Uma vez por ano os holofotes convergem sobre Lazarim. Desperta o que, no resto do ano, é uma plácida vila rural de 700 habitantes, aninhada nos contrafortes da serra de Montemuro, a dois passos da cidade de Lamego. A altura é agora, ou seja, o momento alto no calendário de Lazarim é mesmo o Entrudo. Os seus festejos são, na verdade, uma história tão antiga que ninguém se atreve a adivinhar-lhe as origens. Passou, isso sim, por várias crises, dando-se particularmente mal sob regimes políticos de fraco sentido de humor.
O Estado Novo não encorajou o que, para todo o efeito, é um ritual pagão de conotações subversivas, mas também não conseguiu erradicá-lo. Tolerou-o como diversão grosseira e desqualificada, até que o espírito do pós-25 de Abril instituiu a moda do regresso à terra e a reabilitação das tradições rurais. Estudiosos e académicos não tardaram a desembarcar, seguidos da comunicação social decidida a colocar Lazarim no mapa da cultura tradicional e nas rotas do turismo das raízes.
Hoje o Carnaval atrai centenas de forasteiros, funcionando como principal ou quase exclusivo chamariz desta remota vila da Beira Alta. Não será, porém, uma coisa tão etno-purista quanto provavelmente desejariam os nostálgicos do primitivo e os amantes do exótico. Desde o relançamento, nos inícios dos anos 80, o ciclo carnavalesco tem sofrido sucessivas alterações, fruto das vontades dos actores locais, mas também das próprias oscilações de gosto dos forasteiros. Esta série de mutações acaba, no entanto, por ser uma prova de vitalidade e no essencial o Carnaval de Lazarim conserva-se fiel à sua própria tradição.
Diabos à solta
Demónios e figuras grotescas, de preferência com cornos bicudos, são a imagem de marca do Carnaval de Lazarim. Podem aparecer esporadicamente aqui e ali durante todo o ciclo, mas o seu ponto de encontro anual é ao princípio da tarde de Terça-feira Gorda, na Praça do Padrão, quando se ouvem os tambores a rufar para dar início à fase crucial dos festejos. Por acaso, ou talvez não, é nessa altura também que se nota maior concentração de gente de fora, denunciada por toda a sua bagagem audiovisual, num espectro que vai de telemóveis baratos a pesadas câmaras profissionais.

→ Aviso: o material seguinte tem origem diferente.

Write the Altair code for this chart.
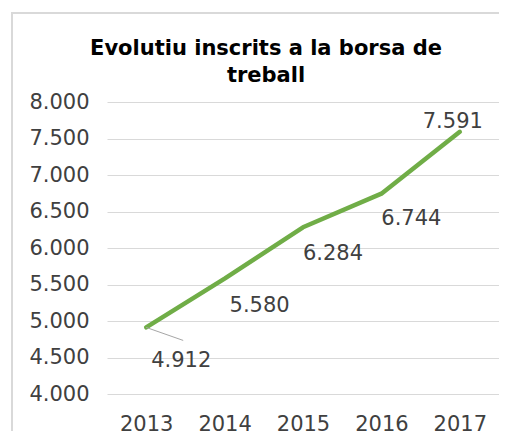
import altair as alt
import pandas as pd

years = ["2013", "2014", "2015", "2016", "2017"]
inscrits = [4912, 5580, 6284, 6744, 7591]
title_lines = ["Evolutiu inscrits a la borsa de", "treball"]

# label placement offsets (pixels) relative to each point
label_dx = [35, 35, 30, 30, -7]
label_dy = [34, 27, 27, 25, -10]

df = pd.DataFrame({"year": years, "value": inscrits})
fmt = "replace(format(datum.value, ',.0f'), ',', '.')"

FONT = "DejaVu Sans"
TXT = "#404040"
BORDER = "#d9d9d9"

x_scale = alt.Scale(type="point", domain=years, padding=0.5)
y_scale = alt.Scale(domain=[4000, 8000], nice=False, zero=False)

x_enc = alt.X("year:O", scale=x_scale,
              axis=alt.Axis(title=None, labelAngle=0, ticks=False, domain=False,
                            grid=False, labelPadding=19, labelFont=FONT,
                            labelFontSize=21, labelColor=TXT, labelOverlap=False))
y_enc = alt.Y("value:Q", scale=y_scale,
              axis=alt.Axis(title=None, values=list(range(4000, 8001, 500)),
                            labelExpr=fmt, ticks=False, domain=False,
                            grid=True, gridColor=BORDER, gridWidth=1,
                            labelPadding=18, labelFont=FONT, labelFontSize=21,
                            labelColor=TXT, labelOverlap=False))

base = alt.Chart(df)
one = alt.Data(values=[{}])

# chart-area border (top and left edges; the rest lies outside the picture)
border_top = alt.Chart(one).mark_rule(color=BORDER, strokeWidth=2).encode(
    x=alt.value(-95), x2=alt.value(420), y=alt.value(-89), y2=alt.value(-89))
border_left = alt.Chart(one).mark_rule(color=BORDER, strokeWidth=2).encode(
    x=alt.value(-95), x2=alt.value(-95), y=alt.value(-90), y2=alt.value(360))

title = alt.Chart(one).mark_text(
    font=FONT, fontSize=21, fontWeight="bold", color="#000000",
    align="center", baseline="alphabetic", lineHeight=27
).encode(x=alt.value(159), y=alt.value(-47), text=alt.value(title_lines))

line = base.mark_line(color="#70AD47", strokeWidth=4.5, strokeCap="round",
                      strokeJoin="round").encode(x=x_enc, y=y_enc)

leader = base.transform_filter(alt.datum.year == "2013").mark_rule(
    color="#a6a6a6", strokeWidth=1, x2Offset=37, y2Offset=13
).encode(x=x_enc, x2="year:O", y=y_enc, y2="value:Q")

texts = []
for yr, dx, dy in zip(years, label_dx, label_dy):
    texts.append(
        base.transform_filter(alt.datum.year == yr)
        .transform_calculate(lab=fmt)
        .mark_text(font=FONT, fontSize=21, color=TXT, dx=dx, dy=dy,
                   baseline="middle", align="center")
        .encode(x=x_enc, y=y_enc, text="lab:N")
    )

chart = alt.layer(line, leader, *texts, border_top, border_left, title).properties(
    width=392, height=292,
    autosize=alt.AutoSizeParams(type="none"),
    padding={"left": 99, "top": 94, "right": 0, "bottom": 37},
).configure_view(stroke=None)

chart.save("out.html", embed_options={"renderer": "svg", "actions": False})
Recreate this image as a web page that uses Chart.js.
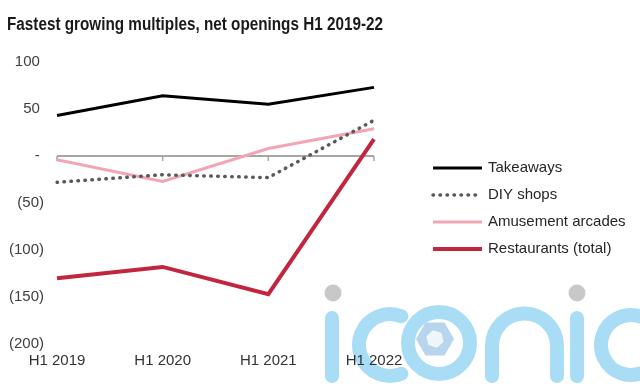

É como um encontro de paparazzi amadores, com a diferença do objecto dos disparos não ser gente conhecida, mas populares que por um par de horas se divertem a dissimular a sua identidade. Também não há passerelle nem cordão de segurança, uma vez que os mascarados circulam livremente, mais usualmente aos pares ou em pequenos grupos, forçando o seu caminho entre a multidão. Chamam caretos a esses populares que se fantasiam com máscaras, caretas ou caraças, localmente esculpidas em madeira de amieiro. Ou melhor, caretos são os personagens masculinos, enquanto aqueles que representam figuras femininas recebem a designação de senhoritas.
Uns e outros conjugam o uso das máscaras com guarda-roupa inusitado, fatos de palha, barbas de milho, folhas secas e trapos velhos, complementados por cajados, vassouras, foices e afins. Noutros tempos, estas fatiotas eram decoradas com cobras, salamandras e ratos mortos (de preferência ainda a escorrer sangue), usados como protecção pelos mascarados, de modo a afugentar as investidas dos mais atrevidos. As senhoritas, por outro lado, costumavam passear-se com cestos de palha, cheios de farelo de milho, farinha e ovos podres, destinados a serem lançados sobre os abelhudos e mais alvos da sua predilecção. Agora os animais mortos já não andam ao peito, mas passaram a ser representados nas próprias máscaras, enquanto a pulverização de dejectos sobre a assistência tende a desaparecer do programa.